Operational Science Advisory Team, Summary Report for Fate and Effects of Remnant Oil Remaining in the Beach Environment: Annex C, Weathering and Depletion of Oil   [open pdf - 115KB]

"Annually, natural petroleum seeps release more than 17 million gallons (404,750 barrels) of oil into the Gulf of Mexico. The 'Deepwater Horizon' oil spill released more than 211 million gallons (4.93 million barrels) of light, sweet crude oil into the Gulf (the term 'light' refers to oil with relatively few impurities and a lower density than 'heavy' oil; the term 'sweet' refers to oil that is lower in sulfur content than 'sour' oil).

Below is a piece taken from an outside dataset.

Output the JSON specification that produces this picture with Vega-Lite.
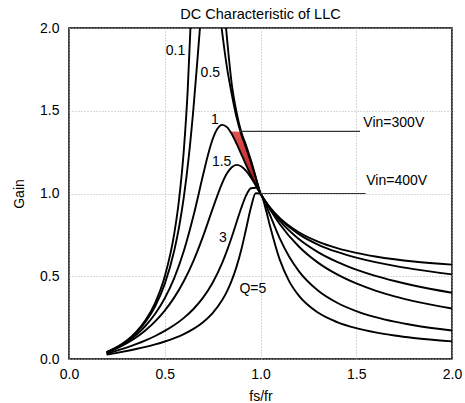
{
  "$schema": "https://vega.github.io/schema/vega-lite/v6.json",
  "width": 383,
  "height": 331,
  "autosize": {"type": "none"},
  "padding": {"left": 69, "top": 28, "right": 13, "bottom": 44},
  "background": "white",
  "title": {"text": "DC Characteristic of LLC", "fontSize": 14.5, "fontWeight": "normal", "font": "Liberation Sans", "color": "black", "offset": 8, "dy": 23, "anchor": "middle", "frame": "group", "baseline": "bottom"},
  "config": {
    "view": {"stroke": "black", "strokeWidth": 1.5},
    "font": "Liberation Sans",
    "axis": {
      "labelFont": "Liberation Sans", "labelFontSize": 14, "labelColor": "black", "labelFlush": false,
      "titleFont": "Liberation Sans", "titleFontSize": 14, "titleFontWeight": "normal", "titleColor": "black",
      "ticks": false, "domain": false,
      "grid": true, "gridColor": "#b0b0b0", "gridDash": [1, 2], "gridWidth": 1
    }
  },
  "datasets": {
    "curves": [
      {"seg":"q01a","fs":0.2,"gain":0.0435},{"seg":"q01a","fs":0.25,"gain":0.0714},{"seg":"q01a","fs":0.3,"gain":0.1097},{"seg":"q01a","fs":0.35,"gain":0.1621},{"seg":"q01a","fs":0.4,"gain":0.2349},{"seg":"q01a","fs":0.45,"gain":0.3394},{"seg":"q01a","fs":0.5,"gain":0.4979},{"seg":"q01a","fs":0.55,"gain":0.7602},{"seg":"q01a","fs":0.575,"gain":0.9666},{"seg":"q01a","fs":0.6,"gain":1.2676},{"seg":"q01a","fs":0.62,"gain":1.6292},{"seg":"q01a","fs":0.6342,"gain":2.0},
      {"seg":"q01b","fs":0.82,"gain":2.0},{"seg":"q01b","fs":0.85,"gain":1.66},{"seg":"q01b","fs":0.875,"gain":1.49},{"seg":"q01b","fs":0.9,"gain":1.37},{"seg":"q01b","fs":0.925,"gain":1.29},{"seg":"q01b","fs":0.95,"gain":1.2},{"seg":"q01b","fs":0.975,"gain":1.1},{"seg":"q01b","fs":1.0,"gain":1.0},{"seg":"q01b","fs":1.025,"gain":0.954},{"seg":"q01b","fs":1.05,"gain":0.9149},{"seg":"q01b","fs":1.1,"gain":0.8519},{"seg":"q01b","fs":1.2,"gain":0.7655},{"seg":"q01b","fs":1.3,"gain":0.7093},{"seg":"q01b","fs":1.4,"gain":0.6701},{"seg":"q01b","fs":1.5,"gain":0.6414},{"seg":"q01b","fs":1.6,"gain":0.6196},{"seg":"q01b","fs":1.7,"gain":0.6025},{"seg":"q01b","fs":1.8,"gain":0.5888},{"seg":"q01b","fs":2.0,"gain":0.5703},
      {"seg":"q05a","fs":0.2,"gain":0.0431},{"seg":"q05a","fs":0.25,"gain":0.0705},{"seg":"q05a","fs":0.3,"gain":0.1075},{"seg":"q05a","fs":0.35,"gain":0.1574},{"seg":"q05a","fs":0.4,"gain":0.2251},{"seg":"q05a","fs":0.45,"gain":0.319},{"seg":"q05a","fs":0.5,"gain":0.4538},{"seg":"q05a","fs":0.55,"gain":0.6568},{"seg":"q05a","fs":0.575,"gain":0.7992},{"seg":"q05a","fs":0.6,"gain":0.9815},{"seg":"q05a","fs":0.625,"gain":1.2169},{"seg":"q05a","fs":0.65,"gain":1.516},{"seg":"q05a","fs":0.675,"gain":1.872},{"seg":"q05a","fs":0.6838,"gain":2.0},
      {"seg":"q05b","fs":0.797,"gain":2.0},{"seg":"q05b","fs":0.825,"gain":1.76},{"seg":"q05b","fs":0.85,"gain":1.6},{"seg":"q05b","fs":0.875,"gain":1.46},{"seg":"q05b","fs":0.9,"gain":1.355},{"seg":"q05b","fs":0.925,"gain":1.275},{"seg":"q05b","fs":0.95,"gain":1.19},{"seg":"q05b","fs":0.975,"gain":1.095},{"seg":"q05b","fs":1.0,"gain":1.0},{"seg":"q05b","fs":1.025,"gain":0.9536},{"seg":"q05b","fs":1.05,"gain":0.9136},{"seg":"q05b","fs":1.1,"gain":0.8478},{"seg":"q05b","fs":1.2,"gain":0.7547},{"seg":"q05b","fs":1.3,"gain":0.6916},{"seg":"q05b","fs":1.4,"gain":0.6467},{"seg":"q05b","fs":1.5,"gain":0.6124},{"seg":"q05b","fs":1.6,"gain":0.585},{"seg":"q05b","fs":1.7,"gain":0.5625},{"seg":"q05b","fs":1.8,"gain":0.5434},{"seg":"q05b","fs":2.0,"gain":0.5112},
      {"seg":"q1","fs":0.2,"gain":0.0421},{"seg":"q1","fs":0.25,"gain":0.0678},{"seg":"q1","fs":0.3,"gain":0.1015},{"seg":"q1","fs":0.35,"gain":0.145},{"seg":"q1","fs":0.4,"gain":0.2009},{"seg":"q1","fs":0.45,"gain":0.273},{"seg":"q1","fs":0.5,"gain":0.367},{"seg":"q1","fs":0.55,"gain":0.4906},{"seg":"q1","fs":0.6,"gain":0.6541},{"seg":"q1","fs":0.65,"gain":0.8651},{"seg":"q1","fs":0.7,"gain":1.1112},{"seg":"q1","fs":0.725,"gain":1.2299},{"seg":"q1","fs":0.75,"gain":1.3277},{"seg":"q1","fs":0.775,"gain":1.3916},{"seg":"q1","fs":0.8,"gain":1.4148},{"seg":"q1","fs":0.825,"gain":1.4007},{"seg":"q1","fs":0.85,"gain":1.3589},{"seg":"q1","fs":0.875,"gain":1.3012},{"seg":"q1","fs":0.9,"gain":1.2367},{"seg":"q1","fs":0.925,"gain":1.172},{"seg":"q1","fs":0.95,"gain":1.1099},{"seg":"q1","fs":0.975,"gain":1.0524},{"seg":"q1","fs":1.0,"gain":1.0},{"seg":"q1","fs":1.025,"gain":0.9524},{"seg":"q1","fs":1.05,"gain":0.9094},{"seg":"q1","fs":1.1,"gain":0.8354},{"seg":"q1","fs":1.2,"gain":0.7247},{"seg":"q1","fs":1.3,"gain":0.6459},{"seg":"q1","fs":1.4,"gain":0.5867},{"seg":"q1","fs":1.5,"gain":0.5403},{"seg":"q1","fs":1.6,"gain":0.5027},{"seg":"q1","fs":1.7,"gain":0.4714},{"seg":"q1","fs":1.8,"gain":0.4438},{"seg":"q1","fs":2.0,"gain":0.4},
      {"seg":"q15","fs":0.2,"gain":0.0406},{"seg":"q15","fs":0.25,"gain":0.064},{"seg":"q15","fs":0.3,"gain":0.0935},{"seg":"q15","fs":0.35,"gain":0.1296},{"seg":"q15","fs":0.4,"gain":0.1736},{"seg":"q15","fs":0.45,"gain":0.2271},{"seg":"q15","fs":0.5,"gain":0.2923},{"seg":"q15","fs":0.55,"gain":0.3723},{"seg":"q15","fs":0.6,"gain":0.4712},{"seg":"q15","fs":0.65,"gain":0.5935},{"seg":"q15","fs":0.7,"gain":0.7412},{"seg":"q15","fs":0.75,"gain":0.9073},{"seg":"q15","fs":0.8,"gain":1.063},{"seg":"q15","fs":0.825,"gain":1.1217},{"seg":"q15","fs":0.85,"gain":1.159},{"seg":"q15","fs":0.875,"gain":1.1728},{"seg":"q15","fs":0.9,"gain":1.1635},{"seg":"q15","fs":0.925,"gain":1.1365},{"seg":"q15","fs":0.95,"gain":1.0965},{"seg":"q15","fs":0.975,"gain":1.0496},{"seg":"q15","fs":1.0,"gain":1.0},{"seg":"q15","fs":1.025,"gain":0.9504},{"seg":"q15","fs":1.05,"gain":0.9027},{"seg":"q15","fs":1.1,"gain":0.8159},{"seg":"q15","fs":1.2,"gain":0.6797},{"seg":"q15","fs":1.3,"gain":0.5824},{"seg":"q15","fs":1.4,"gain":0.511},{"seg":"q15","fs":1.5,"gain":0.4565},{"seg":"q15","fs":1.6,"gain":0.4136},{"seg":"q15","fs":1.7,"gain":0.3788},{"seg":"q15","fs":1.8,"gain":0.35},{"seg":"q15","fs":2.0,"gain":0.3047},
      {"seg":"q3","fs":0.2,"gain":0.0344},{"seg":"q3","fs":0.25,"gain":0.0507},{"seg":"q3","fs":0.3,"gain":0.0692},{"seg":"q3","fs":0.35,"gain":0.0898},{"seg":"q3","fs":0.4,"gain":0.1129},{"seg":"q3","fs":0.45,"gain":0.1391},{"seg":"q3","fs":0.5,"gain":0.1695},{"seg":"q3","fs":0.55,"gain":0.2052},{"seg":"q3","fs":0.6,"gain":0.2485},{"seg":"q3","fs":0.65,"gain":0.3022},{"seg":"q3","fs":0.7,"gain":0.3707},{"seg":"q3","fs":0.75,"gain":0.4607},{"seg":"q3","fs":0.8,"gain":0.5807},{"seg":"q3","fs":0.825,"gain":0.6545},{"seg":"q3","fs":0.85,"gain":0.7373},{"seg":"q3","fs":0.875,"gain":0.8265},{"seg":"q3","fs":0.9,"gain":0.914},{"seg":"q3","fs":0.925,"gain":0.9883},{"seg":"q3","fs":0.95,"gain":1.0316},{"seg":"q3","fs":0.975,"gain":1.0347},{"seg":"q3","fs":1.0,"gain":1.0},{"seg":"q3","fs":1.025,"gain":0.9398},{"seg":"q3","fs":1.05,"gain":0.8688},{"seg":"q3","fs":1.1,"gain":0.7301},{"seg":"q3","fs":1.15,"gain":0.6173},{"seg":"q3","fs":1.2,"gain":0.5311},{"seg":"q3","fs":1.3,"gain":0.4137},{"seg":"q3","fs":1.4,"gain":0.3398},{"seg":"q3","fs":1.5,"gain":0.2895},{"seg":"q3","fs":1.6,"gain":0.2531},{"seg":"q3","fs":1.7,"gain":0.2255},{"seg":"q3","fs":1.8,"gain":0.2038},{"seg":"q3","fs":2.0,"gain":0.1718},
      {"seg":"q5","fs":0.2,"gain":0.0267},{"seg":"q5","fs":0.25,"gain":0.037},{"seg":"q5","fs":0.3,"gain":0.0481},{"seg":"q5","fs":0.35,"gain":0.0601},{"seg":"q5","fs":0.4,"gain":0.0734},{"seg":"q5","fs":0.45,"gain":0.0883},{"seg":"q5","fs":0.5,"gain":0.1056},{"seg":"q5","fs":0.55,"gain":0.1261},{"seg":"q5","fs":0.6,"gain":0.1509},{"seg":"q5","fs":0.65,"gain":0.182},{"seg":"q5","fs":0.7,"gain":0.2225},{"seg":"q5","fs":0.75,"gain":0.2774},{"seg":"q5","fs":0.8,"gain":0.3559},{"seg":"q5","fs":0.825,"gain":0.4089},{"seg":"q5","fs":0.85,"gain":0.4748},{"seg":"q5","fs":0.875,"gain":0.5582},{"seg":"q5","fs":0.9,"gain":0.6618},{"seg":"q5","fs":0.925,"gain":0.7867},{"seg":"q5","fs":0.95,"gain":0.9147},{"seg":"q5","fs":0.975,"gain":1.0018},{"seg":"q5","fs":1.0,"gain":1.0},{"seg":"q5","fs":1.025,"gain":0.9161},{"seg":"q5","fs":1.05,"gain":0.8017},{"seg":"q5","fs":1.1,"gain":0.6017},{"seg":"q5","fs":1.15,"gain":0.4693},{"seg":"q5","fs":1.2,"gain":0.383},{"seg":"q5","fs":1.3,"gain":0.2806},{"seg":"q5","fs":1.4,"gain":0.223},{"seg":"q5","fs":1.5,"gain":0.1862},{"seg":"q5","fs":1.6,"gain":0.1606},{"seg":"q5","fs":1.7,"gain":0.1418},{"seg":"q5","fs":1.8,"gain":0.1272},{"seg":"q5","fs":2.0,"gain":0.1062}
    ],
    "band": [
      {"fs":0.8422,"lo":1.374,"hi":1.374},{"fs":0.85,"lo":1.3589,"hi":1.374},{"fs":0.875,"lo":1.3012,"hi":1.374},{"fs":0.9,"lo":1.2367,"hi":1.37},{"fs":0.925,"lo":1.172,"hi":1.29},{"fs":0.95,"lo":1.1099,"hi":1.2},{"fs":0.975,"lo":1.0524,"hi":1.1},{"fs":1.0,"lo":1.0,"hi":1.0}
    ],
    "leaders": [
      {"from":0.893,"to":1.52,"gain":1.375},
      {"from":1.0,"to":1.549,"gain":1.0}
    ],
    "labels": [
      {"fs":0.556,"gain":1.859,"t":"0.1"},
      {"fs":0.738,"gain":1.726,"t":"0.5"},
      {"fs":0.762,"gain":1.446,"t":"1"},
      {"fs":0.797,"gain":1.189,"t":"1.5"},
      {"fs":0.803,"gain":0.729,"t":"3"},
      {"fs":0.96,"gain":0.421,"t":"Q=5"},
      {"fs":1.696,"gain":1.429,"t":"Vin=300V"},
      {"fs":1.711,"gain":1.074,"t":"Vin=400V"}
    ]
  },
  "layer": [
    {
      "data": {"name": "band"},
      "mark": {"type": "area", "clip": true, "fill": {"gradient": "linear", "x1": 0, "y1": 0, "x2": 0, "y2": 1, "stops": [{"offset": 0, "color": "#e65555"}, {"offset": 1, "color": "#a00c0c"}]}},
      "encoding": {
        "x": {"field": "fs", "type": "quantitative", "scale": {"domain": [0, 2], "nice": false},
              "axis": {"values": [0, 0.5, 1, 1.5, 2], "format": ".1f", "title": "fs/fr", "labelPadding": 8, "titlePadding": 8}},
        "y": {"field": "lo", "type": "quantitative", "scale": {"domain": [0, 2], "nice": false},
              "axis": {"values": [0, 0.5, 1, 1.5, 2], "format": ".1f", "title": "Gain", "labelPadding": 10, "titlePadding": 13}},
        "y2": {"field": "hi"}
      }
    },
    {
      "data": {"name": "curves"},
      "mark": {"type": "line", "clip": true, "color": "black", "strokeWidth": 1.9, "interpolate": "monotone", "strokeCap": "round"},
      "encoding": {
        "x": {"field": "fs", "type": "quantitative"},
        "y": {"field": "gain", "type": "quantitative"},
        "detail": {"field": "seg", "type": "nominal"}
      }
    },
    {
      "data": {"name": "leaders"},
      "mark": {"type": "rule", "color": "#333333", "strokeWidth": 1.2},
      "encoding": {
        "x": {"field": "from", "type": "quantitative"},
        "x2": {"field": "to"},
        "y": {"field": "gain", "type": "quantitative"}
      }
    },
    {
      "data": {"name": "labels"},
      "mark": {"type": "text", "font": "Liberation Sans", "fontSize": 14, "color": "black", "align": "center", "baseline": "middle"},
      "encoding": {
        "x": {"field": "fs", "type": "quantitative"},
        "y": {"field": "gain", "type": "quantitative"},
        "text": {"field": "t", "type": "nominal"}
      }
    }
  ]
}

An estimated 25 percent of this volume was burned or collected, leaving the remainder available for natural attenuation or collection along shorelines. When oil is released into the environment, it weathers due to various hydrologic and chemical factors. Weathering affects both the chemical composition of the oil and its physical properties. Knowledge of the oil properties before and after weathering is needed for predicting the transport and fate of oil in various locations of the ecosystem, and also needed for the selection of various remediation alternatives. This section discusses oil weathering as the oil was transported from the wellhead to beaches and the continued weathering of oil on sandy beaches."